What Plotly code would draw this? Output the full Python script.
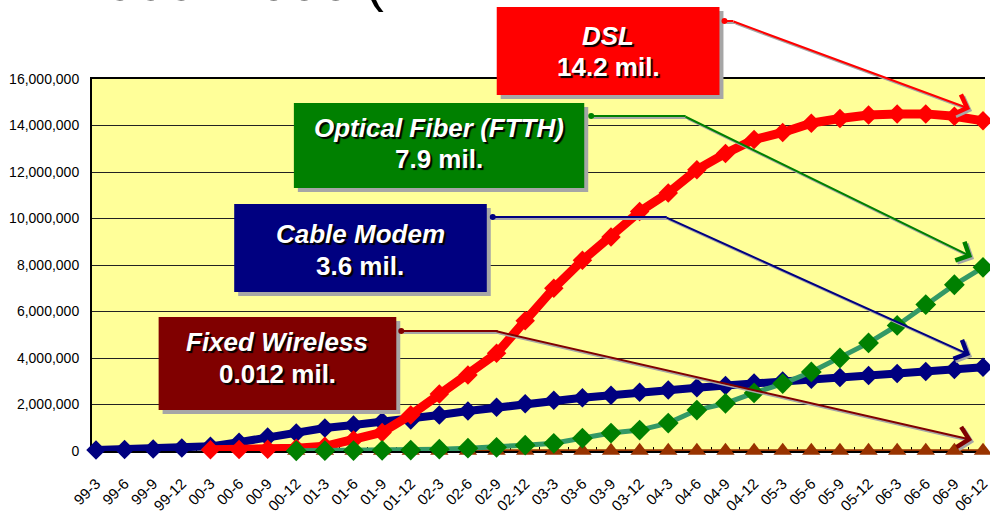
import plotly.graph_objects as go

# ---------------- data ----------------
categories = ["99-3", "99-6", "99-9", "99-12",
              "00-3", "00-6", "00-9", "00-12",
              "01-3", "01-6", "01-9", "01-12",
              "02-3", "02-6", "02-9", "02-12",
              "03-3", "03-6", "03-9", "03-12",
              "04-3", "04-6", "04-9", "04-12",
              "05-3", "05-6", "05-9", "05-12",
              "06-3", "06-6", "06-9", "06-12"]

cable_modem = [40000, 60000, 90000, 130000,
               200000, 380000, 600000, 770000,
               990000, 1120000, 1260000, 1330000,
               1550000, 1720000, 1880000, 2030000,
               2180000, 2290000, 2400000, 2530000,
               2620000, 2720000, 2820000, 2920000,
               3010000, 3090000, 3160000, 3250000,
               3330000, 3420000, 3510000, 3600000]

dsl = [None, None, None, None,
       50000, 60000, 80000, 120000,
       200000, 470000, 800000, 1550000,
       2450000, 3270000, 4200000, 5600000,
       7000000, 8200000, 9200000, 10300000,
       11100000, 12100000, 12800000, 13400000,
       13700000, 14100000, 14300000, 14450000,
       14500000, 14500000, 14400000, 14200000]

ftth = [None, None, None, None,
        None, None, None, 10000,
        15000, 20000, 30000, 40000,
        80000, 120000, 160000, 250000,
        330000, 550000, 770000, 900000,
        1200000, 1760000, 2050000, 2500000,
        2900000, 3400000, 4000000, 4650000,
        5400000, 6300000, 7150000, 7900000]

fixed_wireless = [None, None, None, None,
                  None, None, None, 15000,
                  16000, 16000, 15000, 15000,
                  14000, 14000, 14000, 13000,
                  13000, 13000, 13000, 13000,
                  12000, 12000, 12000, 12000,
                  12000, 12000, 12000, 12000,
                  12000, 12000, 12000, 12000]

y_ticks = [0, 2000000, 4000000, 6000000, 8000000,
           10000000, 12000000, 14000000, 16000000]

callouts = [
    # name, value text, box colour
    ("DSL", "14.2 mil.", "#FF0000"),
    ("Optical Fiber (FTTH)", "7.9 mil.", "#008000"),
    ("Cable Modem", "3.6 mil.", "#000080"),
    ("Fixed Wireless", "0.012 mil.", "#800000"),
]

title_text = "1999\u20132006 ("

# ---------------- layout helpers ----------------
W, H = 990, 518
L, R, T, B = 92, 0, 79, 67
PW = W - L - R
PH = H - T - B


def px(x):
    return (x - L) / PW


def py(y):
    return (H - B - y) / PH


fig = go.Figure()

fig.add_trace(go.Scatter(
    x=categories, y=fixed_wireless, name="Fixed Wireless",
    mode="lines+markers",
    line=dict(color="#993300", width=3),
    marker=dict(symbol="triangle-up", size=16, color="#993300"),
    cliponaxis=False))

fig.add_trace(go.Scatter(
    x=categories, y=cable_modem, name="Cable Modem",
    mode="lines+markers",
    line=dict(color="#000080", width=8),
    marker=dict(symbol="diamond", size=15, color="#000080"),
    cliponaxis=False))

fig.add_trace(go.Scatter(
    x=categories, y=dsl, name="DSL",
    mode="lines+markers",
    line=dict(color="#FF0000", width=9),
    marker=dict(symbol="diamond", size=15, color="#FF0000"),
    cliponaxis=False))

fig.add_trace(go.Scatter(
    x=categories, y=ftth, name="Optical Fiber (FTTH)",
    mode="lines+markers",
    line=dict(color="#339966", width=5),
    marker=dict(symbol="diamond", size=16, color="#008000"),
    cliponaxis=False))

# ---------------- callouts ----------------
# (box x0, y0, x1, y1), text line centres y, dot (x,y), elbow x, arrow tip (x,y)
geom = [
    ((499, 7, 723, 95), (36, 67), (728, 21), 737, (975, 109)),
    ((295, 103, 587, 188), (128, 159), (594, 116), 689, (977, 257)),
    ((235, 204, 489, 292), (234, 266), (495, 217), 670, (975, 355)),
    ((159, 317, 398, 410), (342, 374), (403, 331), 500, (977, 440)),
]

shapes = []
annotations = []
shadow = "#A6A6A6"

annotations.append(dict(
    xref="paper", yref="paper", x=px(73), y=py(14),
    xanchor="left", yanchor="bottom", showarrow=False,
    text=title_text, font=dict(family="Arial", size=55, color="black")))

for (name, val, col), (box, tys, dot, ex, tip) in zip(callouts, geom):
    x0, y0, x1, y1 = box
    # box shadow
    shapes.append(dict(type="rect", xref="paper", yref="paper",
                       x0=px(x0 + 4), x1=px(x1 + 4), y0=py(y0 + 4), y1=py(y1 + 4),
                       fillcolor=shadow, line=dict(width=0), layer="above"))
    shapes.append(dict(type="rect", xref="paper", yref="paper",
                       x0=px(x0), x1=px(x1), y0=py(y0), y1=py(y1),
                       fillcolor=col, line=dict(width=0), layer="above"))
    # connector shadow + line (horizontal part)
    for off, c in ((2, shadow), (0, col)):
        shapes.append(dict(type="line", xref="paper", yref="paper",
                           x0=px(dot[0] + off), x1=px(ex + off),
                           y0=py(dot[1] + off), y1=py(dot[1] + off),
                           line=dict(color=c, width=2), layer="above"))
    shapes.append(dict(type="circle", xref="paper", yref="paper",
                       x0=px(dot[0] - 3), x1=px(dot[0] + 3),
                       y0=py(dot[1] - 3), y1=py(dot[1] + 3),
                       fillcolor=col, line=dict(width=0), layer="above"))
    # diagonal arrow: shadow then line
    for off, c in ((2, shadow), (0, col)):
        annotations.append(dict(
            xref="paper", yref="paper",
            x=px(tip[0] + off), y=py(tip[1] + off),
            ax=ex - tip[0], ay=dot[1] - tip[1],
            axref="pixel", ayref="pixel",
            text="", showarrow=True, arrowhead=4, arrowsize=2.0,
            arrowwidth=2, arrowcolor=c))
    # box text, two lines
    cx = px((x0 + x1) / 2)
    for t, yy in ((f"<b><i>{name}</i></b>", tys[0]), (f"<b>{val}</b>", tys[1])):
        annotations.append(dict(
            xref="paper", yref="paper", x=cx, y=py(yy),
            xanchor="center", yanchor="middle", showarrow=False, align="center",
            text=t,
            font=dict(family="Arial", size=26, color="white",
                      shadow="2px 2px 1px #000000")))

fig.update_layout(
    width=W, height=H,
    margin=dict(l=L, r=R, t=T, b=B, pad=0),
    plot_bgcolor="#FFFF99", paper_bgcolor="white",
    showlegend=False,
    shapes=shapes, annotations=annotations,
    xaxis=dict(type="category", categoryorder="array", categoryarray=categories,
               range=[-0.139, 31.07], showgrid=False,
               showline=True, linecolor="black", linewidth=2, mirror=True,
               layer="below traces",
               ticks="inside", ticklen=4, tickcolor="black", tickson="boundaries",
               tickangle=-45, ticklabelstandoff=16,
               tickfont=dict(family="Arial", size=15, color="black")),
    yaxis=dict(range=[0, 16000000], tickvals=y_ticks, tickformat=",d",
               showgrid=True, gridcolor="#222222", gridwidth=1, zeroline=False,
               showline=True, linecolor="black", linewidth=2,
               layer="below traces",
               ticks="", ticklabelstandoff=8,
               tickfont=dict(family="Arial", size=14, color="black")),
)

fig.write_html("out.html")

********

### Task objective
Reproduce the material above exactly, first line through the line that contains "3330000, 3420000, 3510000, 3600000]", minus the pictures.

### Response
What Plotly code would draw this? Output the full Python script.
import plotly.graph_objects as go

# ---------------- data ----------------
categories = ["99-3", "99-6", "99-9", "99-12",
              "00-3", "00-6", "00-9", "00-12",
              "01-3", "01-6", "01-9", "01-12",
              "02-3", "02-6", "02-9", "02-12",
              "03-3", "03-6", "03-9", "03-12",
              "04-3", "04-6", "04-9", "04-12",
              "05-3", "05-6", "05-9", "05-12",
              "06-3", "06-6", "06-9", "06-12"]

cable_modem = [40000, 60000, 90000, 130000,
               200000, 380000, 600000, 770000,
               990000, 1120000, 1260000, 1330000,
               1550000, 1720000, 1880000, 2030000,
               2180000, 2290000, 2400000, 2530000,
               2620000, 2720000, 2820000, 2920000,
               3010000, 3090000, 3160000, 3250000,
               3330000, 3420000, 3510000, 3600000]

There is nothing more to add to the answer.